A journal by composer and writer Kevin Macneil Brown, detailing the creative process.
Thursday, March 16, 2006
The Lake Effect, Part 3: Thrust Fault
There is something about Lone Rock Point seen from the water that captures my imagination. Lone Rock Point, on Lake Champlain, is an example of what geologists call a thrust fault: a site where one can actually see an older stratum of rock that has, through the shifting of layers, ridden up above the newer, younger stratum. It's an ancient cataclysm frozen in time. Paddling close to this point in a kayak, I've been struck with awe-- even as I turned to look the other way across Burlington Bay to Shelburne point, where the Abenaki creator deity Odzihozo sits as a huge, silent rock on the water.

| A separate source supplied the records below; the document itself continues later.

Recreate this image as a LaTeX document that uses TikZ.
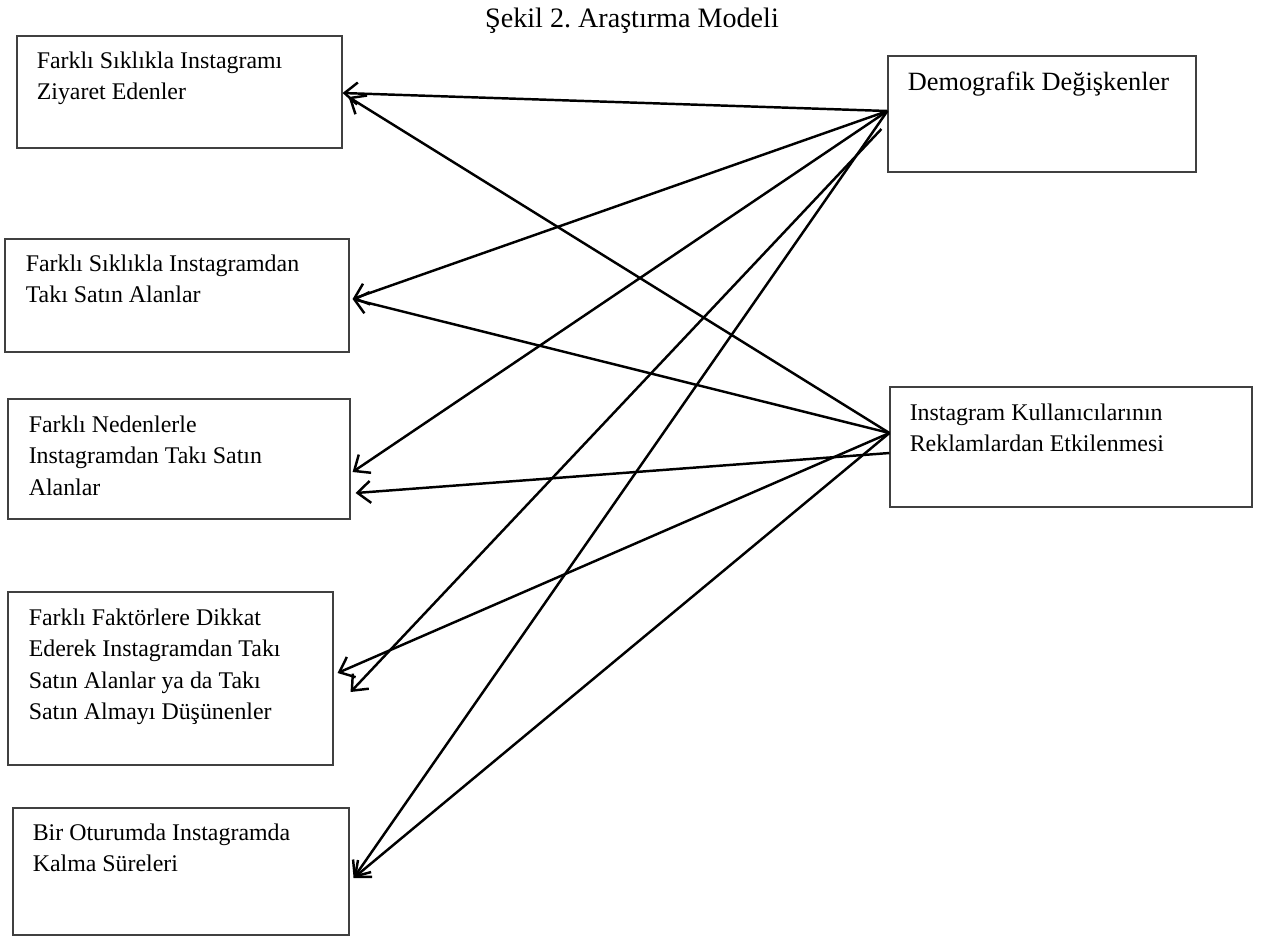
\documentclass[tikz,border=0pt]{standalone}
\usepackage{fontspec}
\setmainfont{Liberation Serif}
\usetikzlibrary{arrows.meta,calc}
\frenchspacing

\begin{document}
\begin{tikzpicture}[x=0.02cm,y=-0.02cm]
  \tikzstyle{box}=[rectangle,draw=black!75,line width=0.7pt,inner sep=0pt]
  \tikzstyle{txt}=[anchor=north west,align=left,inner sep=0pt,font=\fontsize{13.6}{17.9}\selectfont]
  \tikzstyle{edge}=[draw,line width=1.4pt,-{Straight Barb[length=2.6mm,width=4.4mm]}]
  \useasboundingbox (0,0) rectangle (1264,938);
  \node [font=\fontsize{16}{18}\selectfont] (title) at (632,21) {Şekil 2. Araştırma Modeli};
  % left column
  \node [box,minimum width=6.5cm,minimum height=2.24cm] (b1) at (179.5,92) {};
  \node [box,minimum width=6.88cm,minimum height=2.26cm] (b2) at (177,295.5) {};
  \node [box,minimum width=6.84cm,minimum height=2.4cm] (b3) at (179,459) {};
  \node [box,minimum width=6.5cm,minimum height=3.46cm] (b4) at (170.5,678.5) {};
  \node [box,minimum width=6.72cm,minimum height=2.54cm] (b5) at (181,871.5) {};
  % right column
  \node [box,minimum width=6.16cm,minimum height=2.32cm] (dem) at (1042,114) {};
  \node [box,minimum width=7.24cm,minimum height=2.4cm] (ins) at (1071,447) {};
  % texts
  \node [txt] (t1) at ($(b1.north west)+(20,16)$) {Farklı Sıklıkla Instagramı\\Ziyaret Edenler};
  \node [txt] (t2) at ($(b2.north west)+(21,16)$) {Farklı Sıklıkla Instagramdan\\Takı Satın Alanlar};
  \node [txt] (t3) at ($(b3.north west)+(21,17)$) {Farklı Nedenlerle\\Instagramdan Takı Satın\\Alanlar};
  \node [txt] (t4) at ($(b4.north west)+(21,17)$) {Farklı Faktörlere Dikkat\\Ederek Instagramdan Takı\\Satın Alanlar ya da Takı\\Satın Almayı Düşünenler};
  \node [txt] (t5) at ($(b5.north west)+(20,16)$) {Bir Oturumda Instagramda\\Kalma Süreleri};
  \node [txt,font=\fontsize{15}{18}\selectfont] (td) at ($(dem.north west)+(20,16)$) {Demografik Değişkenler};
  \node [txt] (ti) at ($(ins.north west)+(20,17)$) {Instagram Kullanıcılarının\\Reklamlardan Etkilenmesi};
  % arrows from Demografik Degiskenler
  \coordinate (d1) at ($(dem.west)+(0,-3)$);
  \coordinate (d2) at ($(dem.west)+(-6,15)$);
  \path[edge] (d1) -- ($(b1.east)+(0,1)$);
  \path[edge] (d1) -- ($(b2.east)+(3,3.5)$);
  \path[edge] (d1) -- ($(b3.east)+(2,13)$);
  \path[edge] (d2) -- ($(b4.east)+(17,13.5)$);
  \path[edge] (d1) -- ($(b5.east)+(4,6.5)$);
  % arrows from Instagram Kullanicilarinin ...
  \coordinate (i1) at ($(ins.west)+(0,-14)$);
  \coordinate (i2) at ($(ins.west)+(0,6)$);
  \path[edge] (i1) -- ($(b1.east)+(6,5)$);
  \path[edge] (i1) -- ($(b2.east)+(3,3.5)$);
  \path[edge] (i2) -- ($(b3.east)+(5,34)$);
  \path[edge] (i1) -- ($(b4.east)+(4,-5.5)$);
  \path[edge] (i1) -- ($(b5.east)+(4,6.5)$);
\end{tikzpicture}
\end{document}
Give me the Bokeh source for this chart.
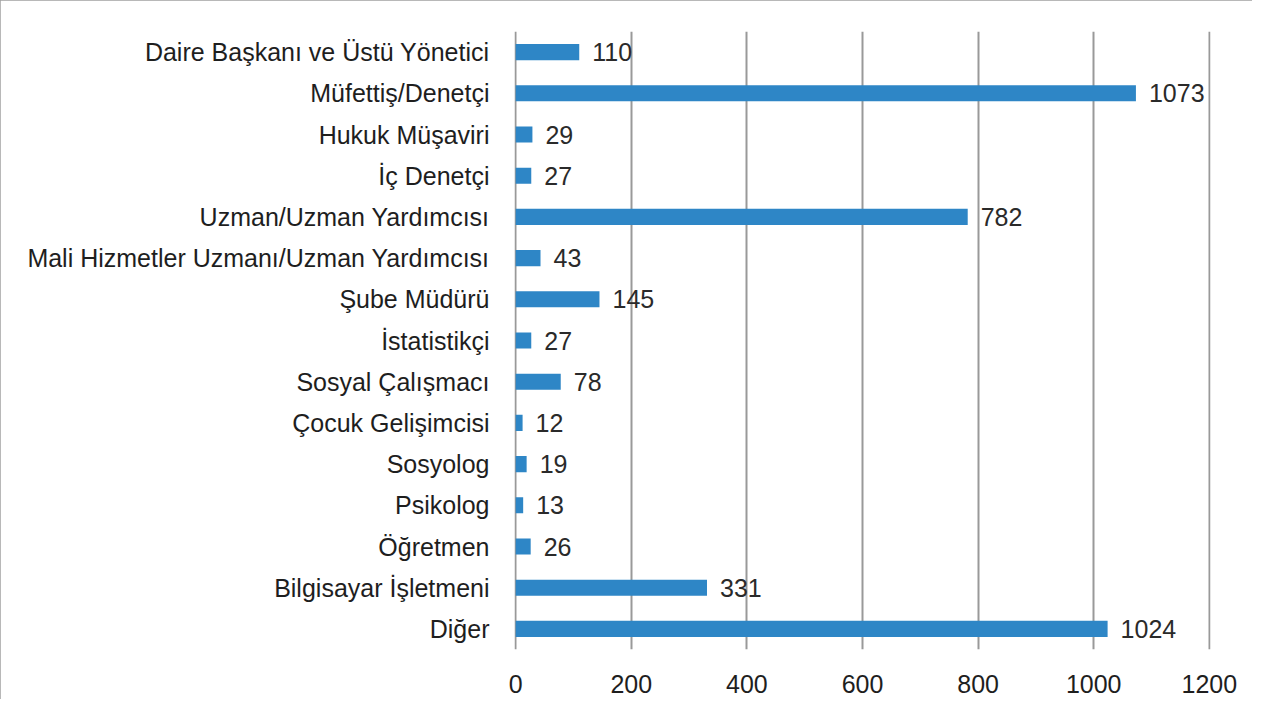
from bokeh.plotting import figure
from bokeh.models import ColumnDataSource, FactorRange, Range1d, FixedTicker
from bokeh.core.properties import value
from bokeh.embed import file_html
from bokeh.resources import INLINE

categories = ["Daire Başkanı ve Üstü Yönetici", "Müfettiş/Denetçi", "Hukuk Müşaviri", "İç Denetçi",
              "Uzman/Uzman Yardımcısı", "Mali Hizmetler Uzmanı/Uzman Yardımcısı", "Şube Müdürü",
              "İstatistikçi", "Sosyal Çalışmacı", "Çocuk Gelişimcisi", "Sosyolog", "Psikolog",
              "Öğretmen", "Bilgisayar İşletmeni", "Diğer"]
counts = [110, 1073, 29, 27, 782, 43, 145, 27, 78, 12, 19, 13, 26, 331, 1024]
x_ticks = [0, 200, 400, 600, 800, 1000, 1200]

FONT = "Liberation Sans"
FS = "25px"
src = ColumnDataSource(dict(cat=categories, val=counts, lab=[str(v) for v in counts]))

p = figure(width=1252, height=699, output_backend="svg", toolbar_location=None,
           y_range=FactorRange(factors=list(reversed(categories)), range_padding=0),
           x_range=Range1d(-2, 1202),
           min_border_left=514, min_border_right=42, min_border_top=31, min_border_bottom=50)
p.styles = {"outline": "2px solid #a0a0a0", "outline-offset": "-2px"}
p.outline_line_color = None
p.background_fill_color = "white"

p.hbar(y="cat", right="val", left=0, height=0.39, source=src, fill_color="#2E86C6", line_color=None)
p.text(x="val", y="cat", text="lab", source=src, x_offset=13, text_baseline="middle", text_align="left",
       text_font=value(FONT), text_font_size=FS, text_color="#2a2a2a")

p.xaxis.ticker = FixedTicker(ticks=x_ticks)
p.xgrid.ticker = FixedTicker(ticks=x_ticks)
p.xgrid.grid_line_color = "#999999"
p.xgrid.grid_line_width = 2
p.ygrid.grid_line_color = None

for ax in (p.xaxis, p.yaxis):
    ax.axis_line_color = None
    ax.major_tick_line_color = None
    ax.minor_tick_line_color = None
    ax.major_label_text_font = FONT
    ax.major_label_text_font_size = FS
    ax.major_label_text_color = "#1e1e1e"
p.xaxis.major_label_standoff = 19
p.yaxis.major_label_standoff = 19

open("out.html", "w").write(file_html(p, INLINE))
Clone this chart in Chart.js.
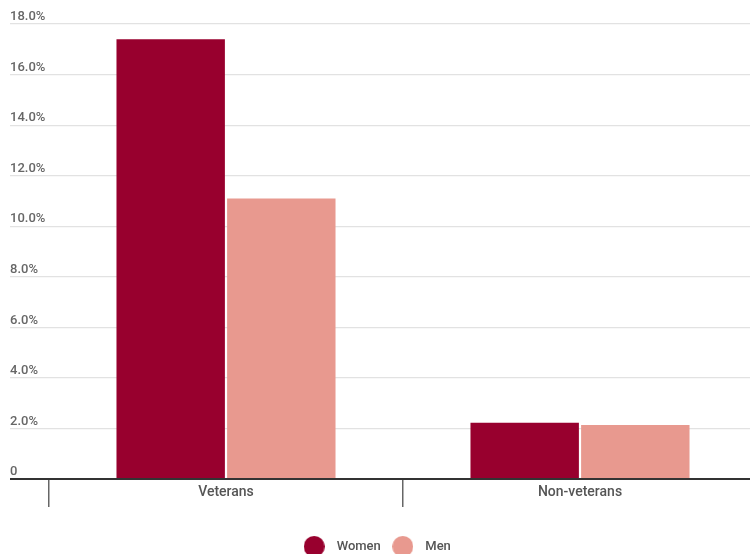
<!DOCTYPE html>
<html>
<head>
<meta charset="utf-8">
<script src="https://cdn.jsdelivr.net/npm/chart.js@4"></script>
<style>
  html, body { margin: 0; padding: 0; background: #fff; overflow: hidden; }
  #wrap { width: 750px; height: 554px; overflow: hidden; }
</style>
</head>
<body>
<div id="wrap"><canvas id="c" width="760" height="554"></canvas></div>
<script>
const categories = ['Veterans', 'Non-veterans'];
const seriesNames = ['Women', 'Men'];
const womenValues = [17.4, 2.23];
const menValues = [11.1, 2.14];
const yTickValues = [0, 2, 4, 6, 8, 10, 12, 14, 16, 18];

const colors = ['#98002E', '#E8998F'];

function dot(color) {
  const c = document.createElement('canvas');
  c.width = 21; c.height = 21;
  const g = c.getContext('2d');
  g.fillStyle = color;
  g.beginPath();
  g.arc(10.5, 10.5, 10.5, 0, Math.PI * 2);
  g.fill();
  return c;
}
const dots = colors.map(dot);

const legendNudge = {
  id: 'legendNudge',
  afterLayout(chart) {
    const l = chart.legend;
    if (!l) return;
    l.left -= 9; l.right -= 9;
    l.top += 9; l.bottom += 9;
  }
};

new Chart(document.getElementById('c'), {
  type: 'bar',
  data: {
    labels: categories,
    datasets: [
      { label: seriesNames[0], data: womenValues, backgroundColor: colors[0],
        barPercentage: 0.98, categoryPercentage: 0.625 },
      { label: seriesNames[1], data: menValues, backgroundColor: colors[1],
        barPercentage: 0.98, categoryPercentage: 0.625 }
    ]
  },
  plugins: [legendNudge],
  options: {
    responsive: false,
    devicePixelRatio: 1,
    animation: false,
    layout: { padding: { left: 10, right: 3, top: 24, bottom: 0 } },
    plugins: {
      tooltip: { enabled: false },
      legend: {
        position: 'bottom',
        labels: {
          usePointStyle: true,
          pointStyleWidth: 32,
          padding: 6,
          color: '#555',
          font: { family: 'Roboto', size: 13, weight: '500' },
          generateLabels: chart => Chart.defaults.plugins.legend.labels.generateLabels(chart)
            .map((l, i) => Object.assign({}, l, { pointStyle: dots[i] }))
        }
      }
    },
    scales: {
      x: {
        offset: true,
        grid: {
          display: true,
          offset: true,
          drawOnChartArea: false,
          drawTicks: true,
          tickLength: 28,
          color: '#666',
          lineWidth: 1.5
        },
        border: { display: true, color: '#333', width: 2 },
        ticks: {
          padding: -23,
          color: '#555',
          font: { family: 'Roboto', size: 14, weight: '500' }
        },
        afterFit: s => { s.height = 46; }
      },
      y: {
        min: 0,
        max: 18,
        afterBuildTicks: s => { s.ticks = yTickValues.map(v => ({ value: v })); },
        afterFit: s => { s.width = 39; },
        border: { display: false },
        grid: {
          drawTicks: true,
          tickLength: 39,
          color: c => (c.tick && c.tick.value === 0) ? '#333' : '#e2e2e2',
          lineWidth: c => (c.tick && c.tick.value === 0) ? 2 : 1.2
        },
        ticks: {
          crossAlign: 'far',
          labelOffset: -7,
          padding: 0,
          color: '#666',
          font: { family: 'Roboto', size: 13, weight: '500' },
          callback: v => v === 0 ? '0' : v.toFixed(1) + '%'
        }
      }
    }
  }
});
</script>
</body>
</html>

There's no doubt in my mind that this place is sacred. The Abenaki called Lake Champlain BITABAGW, which the great linguist of the Western Abenaki, Gordon M. Day, translated as : "between waters; alternating land and water."
That sense of threshold and layering between land and water is part of what calls to me to meditate on this place, to try and capture it in sound, in liminal music.
And then there's that dimension of ancient stone-- of frozen time; of history, memory, and topography in layers. Recently, I came across an entry in Thomas Merton's journals that caused in me a flash of recognition:
Time is valuable only for the moments that cut across and through it vertically...
This is exactly the energy that drives my passion to make art-- sound, words-- about the PLACES I find sacred.
So turning toward a piece to be called "Thrust Fault/Lone Rock Point", I begin with the music I've created to capture the energy and essence of crossing water. Now I slow it down, reharmonize it with the audio program ACID. I change EQ settings, treating timbre as both shape and color, as shadow and texture. Over the course of two day's work, I arrive at a piece with a slow rumbling energy, a dark sub-aqueous mystery.
But something is missing: something to cut through to a human scale of time-- something like Merton's moment.
A day later I find the missing sound. It's the harsh rattle of a kingfisher, that bird that strikes through surface tension to fish, then rises again into the air, with its goal, its quarry, held in beak. I treat and shape the recorded bird sound, layer it into the piece-- to represent the ancient eternal moment, frozen for our senses to apprehend and honor.